The good news: it's predictable, it's manageable, and the cost impact is smaller than the range impact suggests.
Why cold hurts EVs
Three things stack up:
- Cabin heating comes from the battery. A petrol car heats the cabin with waste engine heat, which is free. An EV has to generate that heat, and resistive heaters can draw 3-5 kW. Heat pumps cut this a lot.
- Battery chemistry slows down. A cold battery can't deliver or accept energy as efficiently, and regenerative braking is often limited until the pack warms up.
- Everything else gets worse too. Winter tyres, denser air, and snow all add rolling and aerodynamic resistance. Petrol cars suffer this part as well; people just notice it more in an EV because the range display is so prominent.
What it does to your cost per km
Higher consumption means higher cost per km. If your car uses 18 kWh/100 km in summer and 23 kWh/100 km in a cold January, that's roughly 28% more per km for those months.
Two things soften the blow:
- Winter is only part of the year. Averaged over twelve months, a few cold months might raise your yearly energy cost by 5-10%.
- Even at winter consumption, home-charged electricity usually stays well below petrol cost per km. A 28% increase on cheap energy is still cheap. Try your own winter consumption number in the fuel cost calculator and compare.
Charging losses also creep up in the cold, since the car spends energy warming the battery while charging. That's part of why I keep charging losses as a separate input rather than ignoring them.
What actually helps
- Precondition while plugged in. Warming the cabin and battery on wall power before you leave is the single biggest win. The energy comes from the grid, not your range.

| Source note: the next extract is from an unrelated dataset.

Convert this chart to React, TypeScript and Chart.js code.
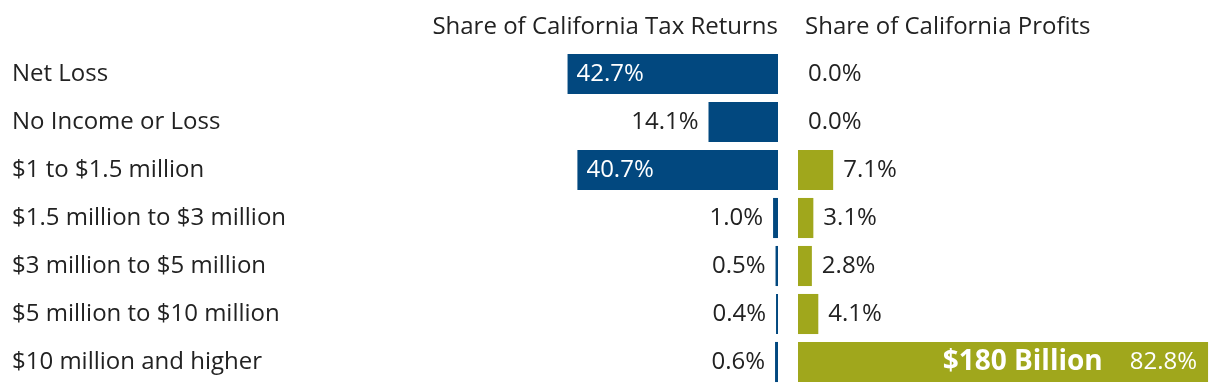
import React, { useEffect, useRef } from 'react';
import { Chart, registerables } from 'chart.js';

Chart.register(...registerables);

const categories = [
  'Net Loss',
  'No Income or Loss',
  '$1 to $1.5 million',
  '$1.5 million to $3 million',
  '$3 million to $5 million',
  '$5 million to $10 million',
  '$10 million and higher',
];
const returnsShare = [42.7, 14.1, 40.7, 1.0, 0.5, 0.4, 0.6];
const profitsShare = [0.0, 0.0, 7.1, 3.1, 2.8, 4.1, 82.8];
const profitNotes = ['', '', '', '', '', '', '$180 Billion'];
const panelTitles = ['Share of California Tax Returns', 'Share of California Profits'];

const FONT = "'Open Sans', sans-serif";
const FONT_SIZE = 24;
const TEXT = '#222222';
const BLUE = '#02487F';
const GREEN = '#A0A71C';
const AXIS_MAX = 84;

function makeLabelPlugin(side: 'left' | 'right', title: string, notes?: string[]) {
  return {
    id: 'panelLabels' + side,
    afterDatasetsDraw(chart: any) {
      const ctx = chart.ctx;
      const meta = chart.getDatasetMeta(0);
      const data = chart.data.datasets[0].data as number[];
      ctx.save();
      ctx.textBaseline = 'middle';
      meta.data.forEach((el: any, i: number) => {
        const v = data[i];
        const txt = v.toFixed(1) + '%';
        ctx.font = `${FONT_SIZE}px ${FONT}`;
        if (side === 'left') {
          if (v > 30) {
            ctx.fillStyle = '#ffffff';
            ctx.textAlign = 'left';
            ctx.fillText(txt, el.x + 9, el.y);
          } else {
            ctx.fillStyle = TEXT;
            ctx.textAlign = 'right';
            ctx.fillText(txt, el.x - 10, el.y);
          }
        } else {
          if (v > 50) {
            ctx.fillStyle = '#ffffff';
            ctx.textAlign = 'right';
            const xEnd = el.x - 11;
            ctx.fillText(txt, xEnd, el.y);
            const w = ctx.measureText(txt).width;
            const note = notes ? notes[i] : '';
            if (note) {
              ctx.font = `bold 28px ${FONT}`;
              ctx.fillText(note, xEnd - w - 27, el.y);
            }
          } else {
            ctx.fillStyle = TEXT;
            ctx.textAlign = 'left';
            ctx.fillText(txt, el.x + 10, el.y);
          }
        }
      });
      const area = chart.chartArea;
      ctx.font = `${FONT_SIZE}px ${FONT}`;
      ctx.fillStyle = TEXT;
      if (side === 'left') {
        ctx.textAlign = 'right';
        ctx.fillText(title, area.right, 27);
      } else {
        ctx.textAlign = 'left';
        ctx.fillText(title, area.left + 7, 27);
      }
      ctx.restore();
    },
  };
}

export default function App() {
  const leftRef = useRef<HTMLCanvasElement>(null);
  const rightRef = useRef<HTMLCanvasElement>(null);

  useEffect(() => {
    const left = new Chart(leftRef.current!, {
      type: 'bar',
      data: {
        labels: categories,
        datasets: [
          {
            data: returnsShare,
            backgroundColor: BLUE,
            borderWidth: 0,
            categoryPercentage: 0.835,
            barPercentage: 1,
          },
        ],
      },
      options: {
        indexAxis: 'y',
        responsive: false,
        animation: false,
        layout: { padding: { left: 12, top: 50, bottom: 6, right: 0 } },
        plugins: { legend: { display: false }, tooltip: { enabled: false }, title: { display: false } },
        scales: {
          x: { display: false, reverse: true, min: 0, max: AXIS_MAX },
          y: {
            grid: { display: false },
            border: { display: false },
            ticks: {
              crossAlign: 'far',
              color: TEXT,
              font: { family: FONT, size: FONT_SIZE },
            },
            afterFit: (scale: any) => {
              scale.width = 352;
              scale.paddingTop = 0;
              scale.paddingBottom = 0;
            },
          },
        },
      },
      plugins: [makeLabelPlugin('left', panelTitles[0])],
    } as any);

    const right = new Chart(rightRef.current!, {
      type: 'bar',
      data: {
        labels: categories,
        datasets: [
          {
            data: profitsShare,
            backgroundColor: GREEN,
            borderWidth: 0,
            categoryPercentage: 0.835,
            barPercentage: 1,
          },
        ],
      },
      options: {
        indexAxis: 'y',
        responsive: false,
        animation: false,
        layout: { padding: { left: 0, top: 50, bottom: 6, right: 6 } },
        plugins: { legend: { display: false }, tooltip: { enabled: false }, title: { display: false } },
        scales: {
          x: { display: false, min: 0, max: AXIS_MAX },
          y: { display: false },
        },
      },
      plugins: [makeLabelPlugin('right', panelTitles[1], profitNotes)],
    } as any);

    return () => {
      left.destroy();
      right.destroy();
    };
  }, []);

  return (
    <div style={{ position: 'fixed', left: 0, top: 0, width: 1220, height: 392, background: '#ffffff' }}>
      <canvas ref={leftRef} width={778} height={392} style={{ position: 'absolute', left: 0, top: 0 }} />
      <canvas ref={rightRef} width={422} height={392} style={{ position: 'absolute', left: 798, top: 0 }} />
    </div>
  );
}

- Use seat and steering wheel heaters first. Heating a person takes far less energy than heating all the air in the car.
- Park indoors when you can. A garage-parked car starts warmer, which helps both range and charging speed.
- Don't panic about the percentage display. Plan with winter range, not brochure range, and the car is perfectly usable.
- If you're car shopping: get the heat pump. On many models it's optional. In a cold climate it pays for itself in usable winter range.
The honest comparison
Winter range loss is a genuine drawback of EVs, and anyone who says otherwise is selling something. But it's a range problem more than a money problem. If your daily driving fits comfortably within winter range, the cost difference is a rounding error in the yearly budget.
If you're on the fence about whether an EV makes sense in a cold climate, run the numbers with pessimistic winter consumption in the calculator and see if the case still holds. For most home-charging drivers, it does.